**THE DATA**
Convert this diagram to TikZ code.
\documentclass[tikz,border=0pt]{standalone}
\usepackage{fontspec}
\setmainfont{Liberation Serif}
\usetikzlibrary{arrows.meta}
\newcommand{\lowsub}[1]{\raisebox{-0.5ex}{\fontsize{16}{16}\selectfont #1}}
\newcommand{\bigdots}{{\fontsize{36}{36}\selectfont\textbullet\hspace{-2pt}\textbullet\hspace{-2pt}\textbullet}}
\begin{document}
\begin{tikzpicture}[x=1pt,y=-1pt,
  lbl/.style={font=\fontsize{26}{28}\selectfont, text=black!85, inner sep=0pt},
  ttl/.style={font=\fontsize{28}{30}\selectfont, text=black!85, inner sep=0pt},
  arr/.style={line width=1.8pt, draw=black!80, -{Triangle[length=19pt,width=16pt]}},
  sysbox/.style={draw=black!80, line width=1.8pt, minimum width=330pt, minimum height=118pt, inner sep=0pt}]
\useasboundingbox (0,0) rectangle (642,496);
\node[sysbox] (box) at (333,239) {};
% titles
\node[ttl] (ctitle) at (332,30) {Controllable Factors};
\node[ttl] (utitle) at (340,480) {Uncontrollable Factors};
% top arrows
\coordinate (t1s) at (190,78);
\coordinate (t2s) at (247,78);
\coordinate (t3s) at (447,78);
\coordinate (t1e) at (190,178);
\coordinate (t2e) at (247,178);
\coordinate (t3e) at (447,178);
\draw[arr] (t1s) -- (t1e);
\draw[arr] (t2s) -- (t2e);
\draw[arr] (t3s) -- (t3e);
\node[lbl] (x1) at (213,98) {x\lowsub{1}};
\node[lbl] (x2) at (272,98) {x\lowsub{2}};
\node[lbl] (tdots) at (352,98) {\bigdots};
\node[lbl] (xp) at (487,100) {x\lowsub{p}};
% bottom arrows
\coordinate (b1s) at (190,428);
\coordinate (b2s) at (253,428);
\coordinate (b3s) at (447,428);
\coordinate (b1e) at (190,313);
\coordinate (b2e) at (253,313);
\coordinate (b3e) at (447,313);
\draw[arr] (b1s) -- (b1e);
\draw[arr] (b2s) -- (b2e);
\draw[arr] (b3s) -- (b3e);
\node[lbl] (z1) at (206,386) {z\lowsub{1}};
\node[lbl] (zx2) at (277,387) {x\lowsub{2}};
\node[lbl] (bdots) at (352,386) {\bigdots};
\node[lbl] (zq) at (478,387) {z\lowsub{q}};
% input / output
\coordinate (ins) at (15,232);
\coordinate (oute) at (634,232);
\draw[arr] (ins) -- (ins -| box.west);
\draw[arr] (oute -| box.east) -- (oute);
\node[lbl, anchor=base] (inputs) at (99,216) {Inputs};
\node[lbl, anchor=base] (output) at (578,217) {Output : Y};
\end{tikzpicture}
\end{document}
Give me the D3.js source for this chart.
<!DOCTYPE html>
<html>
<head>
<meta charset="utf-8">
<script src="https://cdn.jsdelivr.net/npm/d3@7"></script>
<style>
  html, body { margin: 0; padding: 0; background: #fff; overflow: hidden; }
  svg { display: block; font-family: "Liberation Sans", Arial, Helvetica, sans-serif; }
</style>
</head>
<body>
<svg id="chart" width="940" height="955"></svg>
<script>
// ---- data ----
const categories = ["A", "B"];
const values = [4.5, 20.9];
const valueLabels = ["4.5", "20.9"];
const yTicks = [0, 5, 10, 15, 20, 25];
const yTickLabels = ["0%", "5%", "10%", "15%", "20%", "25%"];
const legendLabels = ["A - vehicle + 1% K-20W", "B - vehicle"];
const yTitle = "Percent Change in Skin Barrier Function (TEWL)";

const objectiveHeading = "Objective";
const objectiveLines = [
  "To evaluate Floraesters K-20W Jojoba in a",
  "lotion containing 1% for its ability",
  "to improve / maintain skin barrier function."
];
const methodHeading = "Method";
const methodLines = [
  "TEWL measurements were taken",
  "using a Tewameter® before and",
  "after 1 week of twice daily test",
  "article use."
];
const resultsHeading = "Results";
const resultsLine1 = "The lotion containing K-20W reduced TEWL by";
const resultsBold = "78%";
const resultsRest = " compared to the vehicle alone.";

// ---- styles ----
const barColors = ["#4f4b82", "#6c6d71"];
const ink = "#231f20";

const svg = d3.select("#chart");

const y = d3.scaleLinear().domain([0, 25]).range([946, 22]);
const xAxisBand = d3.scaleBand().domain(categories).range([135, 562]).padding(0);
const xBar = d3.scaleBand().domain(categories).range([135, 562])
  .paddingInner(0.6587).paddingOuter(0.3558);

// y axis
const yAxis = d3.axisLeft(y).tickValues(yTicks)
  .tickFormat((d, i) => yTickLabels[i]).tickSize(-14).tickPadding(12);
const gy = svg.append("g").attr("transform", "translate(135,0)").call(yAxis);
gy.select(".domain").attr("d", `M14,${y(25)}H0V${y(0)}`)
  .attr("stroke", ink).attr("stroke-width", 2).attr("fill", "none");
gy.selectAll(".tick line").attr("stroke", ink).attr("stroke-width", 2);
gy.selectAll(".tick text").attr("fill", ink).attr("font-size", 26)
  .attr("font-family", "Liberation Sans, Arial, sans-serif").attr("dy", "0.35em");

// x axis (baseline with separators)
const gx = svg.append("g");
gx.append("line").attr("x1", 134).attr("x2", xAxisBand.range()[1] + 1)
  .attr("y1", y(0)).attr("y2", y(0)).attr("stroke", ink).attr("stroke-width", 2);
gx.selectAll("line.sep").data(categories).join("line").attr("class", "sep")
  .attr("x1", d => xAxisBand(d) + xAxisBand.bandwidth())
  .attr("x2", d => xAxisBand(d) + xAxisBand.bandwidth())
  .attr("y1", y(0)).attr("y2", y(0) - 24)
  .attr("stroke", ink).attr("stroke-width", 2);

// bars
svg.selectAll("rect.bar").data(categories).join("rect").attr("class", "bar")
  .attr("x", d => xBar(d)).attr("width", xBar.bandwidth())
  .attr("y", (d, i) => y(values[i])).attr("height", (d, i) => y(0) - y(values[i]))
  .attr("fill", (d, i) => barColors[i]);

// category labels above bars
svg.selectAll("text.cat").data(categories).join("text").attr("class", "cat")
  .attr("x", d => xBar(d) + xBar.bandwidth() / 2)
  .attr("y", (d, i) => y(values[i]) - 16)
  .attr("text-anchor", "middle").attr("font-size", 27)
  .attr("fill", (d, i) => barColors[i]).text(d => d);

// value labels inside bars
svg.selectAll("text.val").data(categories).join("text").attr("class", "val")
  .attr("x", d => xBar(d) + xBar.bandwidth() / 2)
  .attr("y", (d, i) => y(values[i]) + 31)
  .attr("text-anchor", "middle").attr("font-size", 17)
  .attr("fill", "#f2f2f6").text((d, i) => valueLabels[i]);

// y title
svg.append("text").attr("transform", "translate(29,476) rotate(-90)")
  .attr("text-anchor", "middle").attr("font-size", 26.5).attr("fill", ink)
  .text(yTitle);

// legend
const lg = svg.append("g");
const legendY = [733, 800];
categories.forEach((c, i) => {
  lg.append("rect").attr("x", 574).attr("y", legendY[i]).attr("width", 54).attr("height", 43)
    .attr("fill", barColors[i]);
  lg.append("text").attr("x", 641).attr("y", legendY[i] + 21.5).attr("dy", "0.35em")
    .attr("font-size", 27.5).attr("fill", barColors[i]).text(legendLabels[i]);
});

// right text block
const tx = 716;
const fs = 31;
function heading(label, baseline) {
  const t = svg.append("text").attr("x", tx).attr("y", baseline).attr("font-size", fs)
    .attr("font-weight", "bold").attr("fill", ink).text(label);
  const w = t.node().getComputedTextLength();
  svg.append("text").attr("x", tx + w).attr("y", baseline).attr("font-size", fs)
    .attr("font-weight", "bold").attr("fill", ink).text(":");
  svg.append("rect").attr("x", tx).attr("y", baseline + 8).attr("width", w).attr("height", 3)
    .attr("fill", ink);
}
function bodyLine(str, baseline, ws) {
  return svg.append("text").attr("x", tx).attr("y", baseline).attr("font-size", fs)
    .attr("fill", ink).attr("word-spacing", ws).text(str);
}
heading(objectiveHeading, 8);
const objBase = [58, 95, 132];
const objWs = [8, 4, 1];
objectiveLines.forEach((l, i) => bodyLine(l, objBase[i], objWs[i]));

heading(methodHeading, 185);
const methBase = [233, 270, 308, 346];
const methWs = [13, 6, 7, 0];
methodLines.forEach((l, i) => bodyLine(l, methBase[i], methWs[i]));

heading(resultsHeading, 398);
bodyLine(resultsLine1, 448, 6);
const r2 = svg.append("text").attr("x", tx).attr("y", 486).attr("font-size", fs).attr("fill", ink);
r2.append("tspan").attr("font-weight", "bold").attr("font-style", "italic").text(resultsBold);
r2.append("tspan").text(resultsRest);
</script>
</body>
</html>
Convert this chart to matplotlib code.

**WRITTEN INSTRUCTION**
In the records above, find each line with the word "code" and copy it.

**COMPLETE RESPONSE**
Convert this diagram to TikZ code.
Convert this chart to matplotlib code.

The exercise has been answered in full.